◆ EXERCISE MATERIALS

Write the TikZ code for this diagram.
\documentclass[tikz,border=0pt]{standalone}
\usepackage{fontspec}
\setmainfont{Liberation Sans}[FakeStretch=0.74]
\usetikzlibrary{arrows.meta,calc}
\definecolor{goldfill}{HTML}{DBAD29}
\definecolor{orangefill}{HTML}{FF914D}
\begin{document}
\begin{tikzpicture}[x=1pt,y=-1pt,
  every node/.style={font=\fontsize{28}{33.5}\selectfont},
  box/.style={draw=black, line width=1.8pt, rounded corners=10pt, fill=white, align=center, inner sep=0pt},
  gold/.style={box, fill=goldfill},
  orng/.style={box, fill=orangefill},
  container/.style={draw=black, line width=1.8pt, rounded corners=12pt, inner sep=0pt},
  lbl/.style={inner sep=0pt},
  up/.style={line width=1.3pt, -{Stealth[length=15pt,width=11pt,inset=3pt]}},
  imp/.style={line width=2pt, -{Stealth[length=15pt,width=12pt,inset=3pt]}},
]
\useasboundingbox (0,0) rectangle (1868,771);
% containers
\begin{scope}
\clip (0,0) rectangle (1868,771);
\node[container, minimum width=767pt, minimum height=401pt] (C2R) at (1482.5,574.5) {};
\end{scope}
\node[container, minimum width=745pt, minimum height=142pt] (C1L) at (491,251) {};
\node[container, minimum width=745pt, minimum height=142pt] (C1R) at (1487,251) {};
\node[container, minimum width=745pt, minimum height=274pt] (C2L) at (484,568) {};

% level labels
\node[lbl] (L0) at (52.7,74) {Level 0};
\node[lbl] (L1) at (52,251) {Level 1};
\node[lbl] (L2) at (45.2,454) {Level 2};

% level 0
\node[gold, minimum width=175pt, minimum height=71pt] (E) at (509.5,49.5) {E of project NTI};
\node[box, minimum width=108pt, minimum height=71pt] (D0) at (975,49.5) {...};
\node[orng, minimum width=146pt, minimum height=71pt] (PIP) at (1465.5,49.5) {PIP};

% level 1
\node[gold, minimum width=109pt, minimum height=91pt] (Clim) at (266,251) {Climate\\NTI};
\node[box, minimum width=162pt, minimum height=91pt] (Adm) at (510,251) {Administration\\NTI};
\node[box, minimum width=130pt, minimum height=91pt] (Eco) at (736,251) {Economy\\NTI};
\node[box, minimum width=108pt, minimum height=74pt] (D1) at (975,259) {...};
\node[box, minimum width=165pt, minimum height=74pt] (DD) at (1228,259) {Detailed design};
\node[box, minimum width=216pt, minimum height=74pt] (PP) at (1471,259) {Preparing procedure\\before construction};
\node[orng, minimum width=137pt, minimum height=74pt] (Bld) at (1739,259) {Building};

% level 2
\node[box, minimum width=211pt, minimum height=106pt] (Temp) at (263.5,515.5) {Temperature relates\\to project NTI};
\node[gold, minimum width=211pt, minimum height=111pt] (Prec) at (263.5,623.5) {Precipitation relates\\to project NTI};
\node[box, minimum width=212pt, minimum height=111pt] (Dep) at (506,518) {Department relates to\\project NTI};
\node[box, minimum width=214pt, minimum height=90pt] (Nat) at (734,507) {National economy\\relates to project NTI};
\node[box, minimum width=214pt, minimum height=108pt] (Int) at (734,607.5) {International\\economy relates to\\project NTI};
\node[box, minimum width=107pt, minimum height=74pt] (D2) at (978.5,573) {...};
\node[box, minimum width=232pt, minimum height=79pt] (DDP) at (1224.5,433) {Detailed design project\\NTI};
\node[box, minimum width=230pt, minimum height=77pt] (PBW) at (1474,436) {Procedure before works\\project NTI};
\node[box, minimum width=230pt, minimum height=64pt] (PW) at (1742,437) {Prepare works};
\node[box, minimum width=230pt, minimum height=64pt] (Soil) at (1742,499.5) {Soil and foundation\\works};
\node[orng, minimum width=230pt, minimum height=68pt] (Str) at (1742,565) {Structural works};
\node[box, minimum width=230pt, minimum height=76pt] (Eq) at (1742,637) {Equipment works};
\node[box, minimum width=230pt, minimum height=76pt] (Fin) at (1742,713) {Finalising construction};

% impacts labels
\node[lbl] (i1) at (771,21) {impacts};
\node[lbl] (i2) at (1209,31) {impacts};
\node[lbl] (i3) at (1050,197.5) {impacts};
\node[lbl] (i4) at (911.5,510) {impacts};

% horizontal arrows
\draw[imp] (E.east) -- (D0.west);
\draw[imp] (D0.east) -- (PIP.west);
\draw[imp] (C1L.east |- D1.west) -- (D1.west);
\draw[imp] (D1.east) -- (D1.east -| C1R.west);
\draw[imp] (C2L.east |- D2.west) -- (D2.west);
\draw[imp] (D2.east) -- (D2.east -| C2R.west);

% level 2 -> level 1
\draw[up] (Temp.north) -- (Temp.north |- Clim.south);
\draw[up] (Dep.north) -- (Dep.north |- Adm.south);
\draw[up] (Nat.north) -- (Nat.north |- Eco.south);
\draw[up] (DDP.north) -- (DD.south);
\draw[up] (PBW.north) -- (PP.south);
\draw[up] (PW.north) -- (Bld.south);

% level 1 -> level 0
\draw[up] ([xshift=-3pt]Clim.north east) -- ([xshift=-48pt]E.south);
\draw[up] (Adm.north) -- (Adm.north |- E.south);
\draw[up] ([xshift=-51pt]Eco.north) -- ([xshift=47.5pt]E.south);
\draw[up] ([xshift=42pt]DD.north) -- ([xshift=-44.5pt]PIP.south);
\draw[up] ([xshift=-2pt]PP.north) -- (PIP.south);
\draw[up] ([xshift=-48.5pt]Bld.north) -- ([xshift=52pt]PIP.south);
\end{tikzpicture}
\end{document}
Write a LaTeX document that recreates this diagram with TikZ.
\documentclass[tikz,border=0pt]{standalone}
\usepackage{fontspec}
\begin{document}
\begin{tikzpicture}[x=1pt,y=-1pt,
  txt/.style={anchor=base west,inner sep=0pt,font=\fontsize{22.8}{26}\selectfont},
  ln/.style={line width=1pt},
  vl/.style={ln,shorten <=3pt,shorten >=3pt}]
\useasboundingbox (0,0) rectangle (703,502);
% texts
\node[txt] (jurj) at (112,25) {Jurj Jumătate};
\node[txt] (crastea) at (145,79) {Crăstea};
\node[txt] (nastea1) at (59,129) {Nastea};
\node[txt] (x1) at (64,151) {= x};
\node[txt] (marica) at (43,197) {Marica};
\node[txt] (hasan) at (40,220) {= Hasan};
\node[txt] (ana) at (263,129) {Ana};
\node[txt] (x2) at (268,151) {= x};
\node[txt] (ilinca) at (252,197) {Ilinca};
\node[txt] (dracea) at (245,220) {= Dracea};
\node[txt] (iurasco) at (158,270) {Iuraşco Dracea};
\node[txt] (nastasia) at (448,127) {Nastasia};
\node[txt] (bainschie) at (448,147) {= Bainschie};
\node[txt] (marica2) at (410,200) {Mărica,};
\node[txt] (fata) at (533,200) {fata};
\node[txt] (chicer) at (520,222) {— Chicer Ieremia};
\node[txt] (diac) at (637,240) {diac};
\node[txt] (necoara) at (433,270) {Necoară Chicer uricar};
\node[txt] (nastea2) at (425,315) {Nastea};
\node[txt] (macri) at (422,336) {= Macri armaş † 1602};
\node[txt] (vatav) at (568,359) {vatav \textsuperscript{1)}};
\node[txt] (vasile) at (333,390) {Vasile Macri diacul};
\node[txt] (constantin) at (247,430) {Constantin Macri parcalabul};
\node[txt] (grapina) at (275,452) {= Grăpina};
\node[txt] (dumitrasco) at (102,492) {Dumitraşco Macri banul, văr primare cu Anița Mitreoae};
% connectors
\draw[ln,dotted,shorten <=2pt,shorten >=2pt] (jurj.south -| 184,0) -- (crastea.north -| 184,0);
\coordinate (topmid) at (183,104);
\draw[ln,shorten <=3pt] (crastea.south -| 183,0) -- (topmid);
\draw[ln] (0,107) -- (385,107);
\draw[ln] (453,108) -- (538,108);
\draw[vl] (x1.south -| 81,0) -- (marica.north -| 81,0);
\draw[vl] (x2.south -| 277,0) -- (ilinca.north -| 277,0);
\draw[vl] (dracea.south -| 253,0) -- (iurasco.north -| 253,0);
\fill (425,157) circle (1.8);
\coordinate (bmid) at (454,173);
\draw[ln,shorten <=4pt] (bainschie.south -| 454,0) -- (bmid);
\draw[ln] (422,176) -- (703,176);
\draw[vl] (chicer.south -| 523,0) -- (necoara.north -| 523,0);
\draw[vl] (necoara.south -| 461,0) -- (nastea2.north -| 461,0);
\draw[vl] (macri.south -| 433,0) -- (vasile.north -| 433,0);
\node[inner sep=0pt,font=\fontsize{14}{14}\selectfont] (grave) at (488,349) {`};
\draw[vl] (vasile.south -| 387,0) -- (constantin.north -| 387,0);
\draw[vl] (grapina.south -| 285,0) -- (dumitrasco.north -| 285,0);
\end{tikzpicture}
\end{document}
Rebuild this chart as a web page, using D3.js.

◆ AIM
In the listing above, reproduce the first line and each one after it through the line that contains "(L2) at (45.2,454)".

◆ TASK RESULT
Write the TikZ code for this diagram.
\documentclass[tikz,border=0pt]{standalone}
\usepackage{fontspec}
\setmainfont{Liberation Sans}[FakeStretch=0.74]
\usetikzlibrary{arrows.meta,calc}
\definecolor{goldfill}{HTML}{DBAD29}
\definecolor{orangefill}{HTML}{FF914D}
\begin{document}
\begin{tikzpicture}[x=1pt,y=-1pt,
  every node/.style={font=\fontsize{28}{33.5}\selectfont},
  box/.style={draw=black, line width=1.8pt, rounded corners=10pt, fill=white, align=center, inner sep=0pt},
  gold/.style={box, fill=goldfill},
  orng/.style={box, fill=orangefill},
  container/.style={draw=black, line width=1.8pt, rounded corners=12pt, inner sep=0pt},
  lbl/.style={inner sep=0pt},
  up/.style={line width=1.3pt, -{Stealth[length=15pt,width=11pt,inset=3pt]}},
  imp/.style={line width=2pt, -{Stealth[length=15pt,width=12pt,inset=3pt]}},
]
\useasboundingbox (0,0) rectangle (1868,771);
% containers
\begin{scope}
\clip (0,0) rectangle (1868,771);
\node[container, minimum width=767pt, minimum height=401pt] (C2R) at (1482.5,574.5) {};
\end{scope}
\node[container, minimum width=745pt, minimum height=142pt] (C1L) at (491,251) {};
\node[container, minimum width=745pt, minimum height=142pt] (C1R) at (1487,251) {};
\node[container, minimum width=745pt, minimum height=274pt] (C2L) at (484,568) {};

% level labels
\node[lbl] (L0) at (52.7,74) {Level 0};
\node[lbl] (L1) at (52,251) {Level 1};
\node[lbl] (L2) at (45.2,454) {Level 2};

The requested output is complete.